Nicknamed the “Global Gag Rule”, the Mexico City policy was announced in 1984. Many overseas organizations get their funding from multiple sources, including from the federal government. This Rule prohibits any recipient of federal funds from any counseling or provision of abortion services—even if that funding comes from another source. The Gag Rule is a political football. Started by Reagan, every Democratic president since has rescinded it, but every Republican, including most recently Trump, has reinstated it in even more restrictive form.

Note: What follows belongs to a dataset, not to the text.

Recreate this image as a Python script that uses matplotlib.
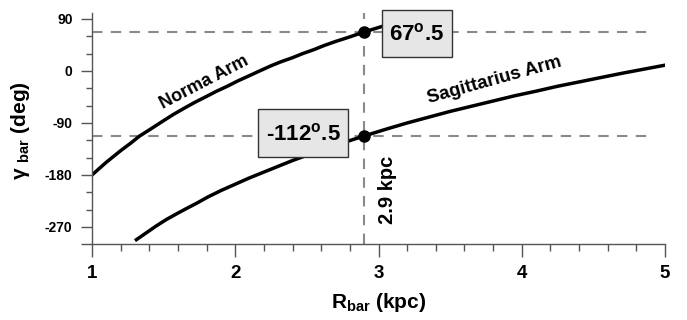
import matplotlib
matplotlib.use("Agg")
import matplotlib.pyplot as plt
from matplotlib.patches import Rectangle

plt.rcParams['font.family'] = ['Liberation Sans', 'DejaVu Sans']
plt.rcParams['font.weight'] = 'bold'
plt.rcParams['mathtext.fontset'] = 'custom'
plt.rcParams['mathtext.rm'] = 'Liberation Sans:bold'
plt.rcParams['mathtext.bf'] = 'Liberation Sans:bold'
plt.rcParams['mathtext.it'] = 'Liberation Sans:bold'

# values
norma_r = [1.0, 1.05, 1.1, 1.15, 1.2, 1.27, 1.33, 1.4, 1.5, 1.57, 1.64, 1.72, 1.8, 1.87,
           1.94, 2.02, 2.1, 2.17, 2.25, 2.32, 2.4, 2.47, 2.55, 2.62, 2.7, 2.8, 2.9, 3.05]
norma_g = [-180, -169, -158, -148, -138, -125, -113, -102, -86, -75, -65, -54, -44, -35,
           -27, -17, -8, 0, 9, 16, 23, 30, 37, 44, 51, 59, 67.5, 79]

sgr_r = [1.31, 1.38, 1.45, 1.52, 1.6, 1.66, 1.73, 1.81, 1.9, 2.0, 2.1, 2.2, 2.3, 2.4, 2.5,
         2.6, 2.7, 2.8, 2.9, 3.05, 3.2, 3.35, 3.5, 3.65, 3.8, 3.95, 4.1, 4.25, 4.4, 4.55,
         4.7, 4.85, 5.0]
sgr_g = [-292, -280, -268, -257, -246, -238, -229, -218, -207, -196, -185, -175, -165, -155,
         -146, -137, -128, -120.5, -112.5, -101, -90, -80, -70, -61, -52, -43, -35, -26.5,
         -19, -11.5, -4, 3, 10]

r_cross = 2.9
g_norma = 67.5
g_sgr = -112.5

yticks = [-300, -270, -180, -90, 0, 90]
ytick_labels = ['', '-270', '-180', '-90', '0', '90']
xticks = [1, 2, 3, 4, 5]

fig = plt.figure(figsize=(6.87, 3.2), dpi=100)
ax = fig.add_axes([0.1339, 0.2366, 0.8341, 0.7222])

gray = '#8a8a8a'
dash = (0, (5, 4))
ax.axvline(r_cross, color=gray, lw=1.5, ls=dash, zorder=1)
ax.plot([1, 4.9], [g_norma, g_norma], color=gray, lw=1.5, ls=dash, zorder=1)
ax.plot([1, 4.9], [g_sgr, g_sgr], color=gray, lw=1.5, ls=dash, zorder=1)

ax.plot(norma_r, norma_g, color='black', lw=2.5, zorder=2)
ax.plot(sgr_r, sgr_g, color='black', lw=2.5, zorder=2)
ax.plot([r_cross, r_cross], [g_norma, g_sgr], 'o', color='black', ms=8, ls='none', zorder=3)

# label boxes
for (x0, x1, y0, y1), label in [((3.024, 3.513, 23.7, 105.6), r'67$^{\mathbf{o}}$.5'),
                                ((2.161, 2.789, -148.3, -66.3), r'-112$^{\mathbf{o}}$.5')]:
    ax.add_patch(Rectangle((x0, y0), x1 - x0, y1 - y0, fc='#e6e6e6', ec='#333333',
                           lw=1, zorder=4, clip_on=False))
    ax.text((x0 + x1) / 2, (y0 + y1) / 2 - 2, label, fontsize=16, ha='center',
            va='center', zorder=5)

ax.text(1.78, -20, 'Norma Arm', fontsize=13, rotation=27.5, ha='center', va='center')
ax.text(3.81, -17, 'Sagittarius Arm', fontsize=13.5, rotation=15.5, ha='center', va='center')
ax.text(3.065, -205, '2.9 kpc', fontsize=14.5, rotation=90, ha='center', va='center')

ax.set_xlim(1, 5)
ax.set_ylim(-300, 100)
ax.set_xticks(xticks)
ax.set_xticks([1 + 0.2 * i for i in range(21)], minor=True)
ax.set_yticks(yticks)
ax.set_yticklabels(ytick_labels)
ax.set_yticks(list(range(-300, 91, 30)), minor=True)

for s in ['top', 'right']:
    ax.spines[s].set_visible(False)
for s in ['left', 'bottom']:
    ax.spines[s].set_color('#555555')
    ax.spines[s].set_linewidth(1)

ax.tick_params(axis='both', which='both', direction='out', color='#555555', width=1)
ax.tick_params(axis='x', which='major', length=9, labelsize=13.5, pad=6)
ax.tick_params(axis='x', which='minor', length=5)
ax.tick_params(axis='y', which='major', length=8, labelsize=10, pad=6)
ax.tick_params(axis='y', which='minor', length=4)

ax.set_xlabel(r'R$_{\mathbf{bar}}$ (kpc)', fontsize=15, fontweight='bold')
ax.xaxis.set_label_coords(0.5, -0.2)
ax.set_ylabel('γ $_{\\mathbf{bar}}$ (deg)', fontsize=15, fontweight='bold')
ax.yaxis.set_label_coords(-0.105, 0.49)

fig.savefig('out.png', dpi=100)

138 organizations have signed a statement opposing the Global Gag Rule. What can we as individuals do? Population Connection (formerly “ZPG”) started a campaign supporting Congress’s move to block the Rule permanently. 46 senators have co-sponsored Senate Bill 210, the Global Health, Empowerment and Rights (HER) Act. In the House, a companion bill H.R. 671 has support from 140 Representatives. Go to http://www.populationconnectionaction.org/fight4her/ for more information

A new organization was formed in reaction to the reinstatement of the Global Gag Rule. Lilianne Ploumen, a social activist and minister in the Dutch cabinet, started “She Decides – Global Fundraising Initiative”. The Dutch government announced that it will contribute 10 million Euros to this initiative to help replace the funding the Gag Rule has taken away—and it has been joined by support from 7 other governments. There is more information and the opportunity to donate at: https://www.shedecides.eu.

Here in Colorado some members of our State Legislature have recognized the problems caused by diminished reproductive rights and have written House Resolution 1005. Democrats, including our own Barbara McLachlan, support this resolution. It champions the full range of reproductive health, including abortion. Would that there were more strong advocates nationwide such as we have here in Colorado!